Courtesy Viola Semxant-Zucker
Our feature story this week tells the harrowing tale of Gregoire-Ronald Chery, who was murdered in Haiti when kidnappers came for a young girl in his family. Chery was a 17-year federal agent who worked in the Miami office of the Customs and Immigrations Service. When he was killed, federal agencies, including the embassy in Port-au-Prince and the FBI office in Santo Domingo, swept in to lead the investigation.
We've now heard from the family, though not confirmed, that federal authorities have called off their investigation.
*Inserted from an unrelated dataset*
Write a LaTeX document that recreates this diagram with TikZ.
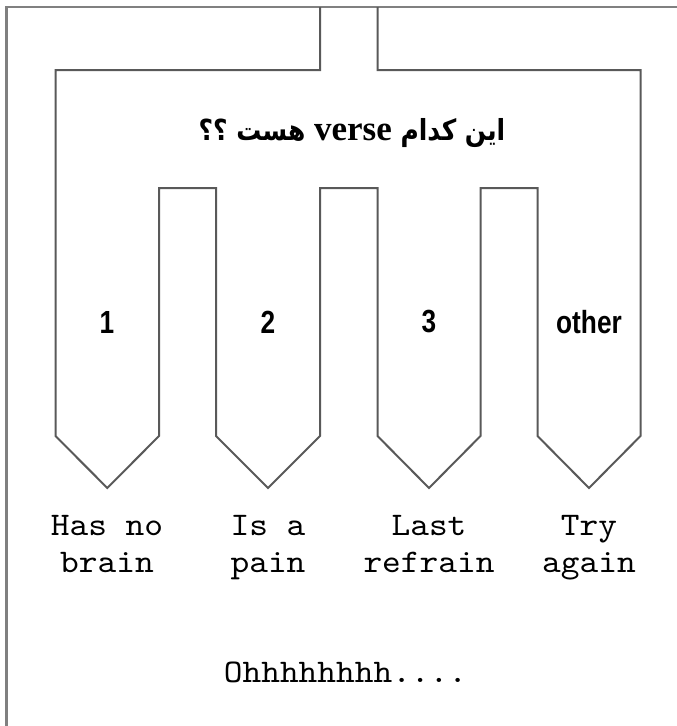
\documentclass[tikz,border=0pt]{standalone}
\usepackage{fontspec}
\setmainfont{Liberation Serif}
\newfontfamily\arabicfont[Script=Arabic,FakeStretch=0.86]{DejaVu Sans}
\newfontfamily\versefont{Liberation Serif}
\newfontfamily\choicefont[FakeStretch=0.82]{Liberation Sans}
\newfontfamily\answerfont[FakeStretch=1.08]{lmmono10-regular.otf}
\TeXXeTstate=1

\begin{document}
\begin{tikzpicture}[x=1pt, y=-1pt,
    frame/.style={line width=2.6pt, draw=black!50},
    outline/.style={line width=2pt, draw=black!65, line join=miter},
    choice/.style={font=\choicefont\bfseries\fontsize{32}{36}\selectfont},
    answer/.style={font=\answerfont\fontsize{33}{37}\selectfont, align=center, anchor=base, inner sep=0pt},
]
  \useasboundingbox (0,0) rectangle (677,726);
  \draw[frame] (6.5,730) -- (6.5,7) -- (680,7);

  % funnel with four pointers
  \draw[outline] (320,7) -- (320,70) -- (55.5,70)
      -- (55.5,436) -- (107.3,488) -- (159,436) -- (159,188) -- (216,188)
      -- (216,436) -- (268,488) -- (320,436) -- (320,188) -- (377.5,188)
      -- (377.5,436) -- (429,488) -- (480.5,436) -- (480.5,188) -- (537.5,188)
      -- (537.5,436) -- (589,488) -- (640.5,436)
      -- (640.5,70) -- (377.5,70) -- (377.5,7);

  \node (title) at (352,133) {\arabicfont\bfseries\fontsize{29}{32}\selectfont\beginR این کدام \beginL{\versefont\bfseries\fontsize{35}{40}\selectfont verse}\endL{} هست ؟؟\endR};

  \foreach \i/\x/\name in {1/107/1, 2/268/2, 3/429/3, 4/589/other}
      \node[choice] (num\i) at (\x,322) {\name};

  % base anchor sits on the second line
  \foreach \i/\x/\lineA/\lineB in {1/107/Has no/brain, 2/268/Is a/pain, 3/429/Last/refrain, 4/589/Try/again}
      \node[answer] (ans\i) at (\x,572) {\lineA\\\lineB};

  \node[answer] (outro) at (345.5,682) {Ohhhhhhhh....};
\end{tikzpicture}
\end{document}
The Haitian police, as far as we know, are still pursuing the case, but the odds of doing police work in a country with minimal infrastructure are making the case grow colder every day.
Ana Santiago, the spokesperson for the office where Chery worked, has not returned requests for more information. We've also put in a request with the state department's press office for any details they can provide.
As a rule, federal business is kept quiet: we never got clearance to speak with Chery's boss about the work he did under the Department of Homeland Security, and he kept work matters separate from his family life, for reasons both legal and personal. Then, there's the fact that no matter what security clearance he had, the fate Gregoire-Ronald Chery met with in August was brutal and thoughtless.
Did Ronald's identifying himself as a federal agent incite the murderer to shoot? Was it his calm, rational demeanor in the face of such anger? Or was he merely collateral damage, a human obstacle on the way to purses, jewelry, and a child? That last possibility might be the hardest of all: the lack of reason, his existence simply deemed inconvenient by men with guns.
A recent PBS Frontline documentary, Battle for Haiti , highlighted the sheer impossibility of effectively policing a metropolitan region where almost everyone is underemployed and the police force is stretched thin, prone at every step to corruption, frustration, and personal anger that can explode in gunshots.
The subject of the movie: the 4,500 prisoners who escaped from the National Penitentiary after the earthquake struck a year ago. The majority of them have not been recaptured -- and even if they have, there's little space to put them, with prisoners packed like sardines into spaces 60cm in diameter in prisons that have been cobbled together enough to keep them there. Those escaped criminals are taking over Haiti's tent cities, and the task of tracking them down falls to vigilante squadrons, often acting on a hunch. From the film's description:
Helping battle the escaped gangsters is Mario Andresol, Haiti's police chief, who had put many of the gangsters in prison earlier in the decade, surviving two assassination attempts in the process. Now, Andresol has to do it all over again. But his force is rumored to be riddled with corruption, and many of his best officers are without homes and living in tent camps. Andresol admits the situation is bad: "It's chaos out there right now. There is a state of fear because the escapees are murdering, kidnapping, robbing..."
Could the man who killed Ronald be one of the escaped convicts? It's possible, though further details are hard to come by. Ronald's family, especially his brother Pierre-Jarmil, did everything they could to engage the Haitian police and keep apace with the investigation. Haiti is not the only place where you need to continually hound the police to make sure they haven't forgotten your case.
Money talks, as always. Jarmil had to pay thousands of dollars to get a proper autopsy and funeral for his brother, and parted with much more cash along the way, with every officer he met. Bribes are commonplace in a country where most have next to nothing. "You have to pay," Jarmil told New Times. "Everybody pays. Everybody."
We'll update when we know more about the investigation.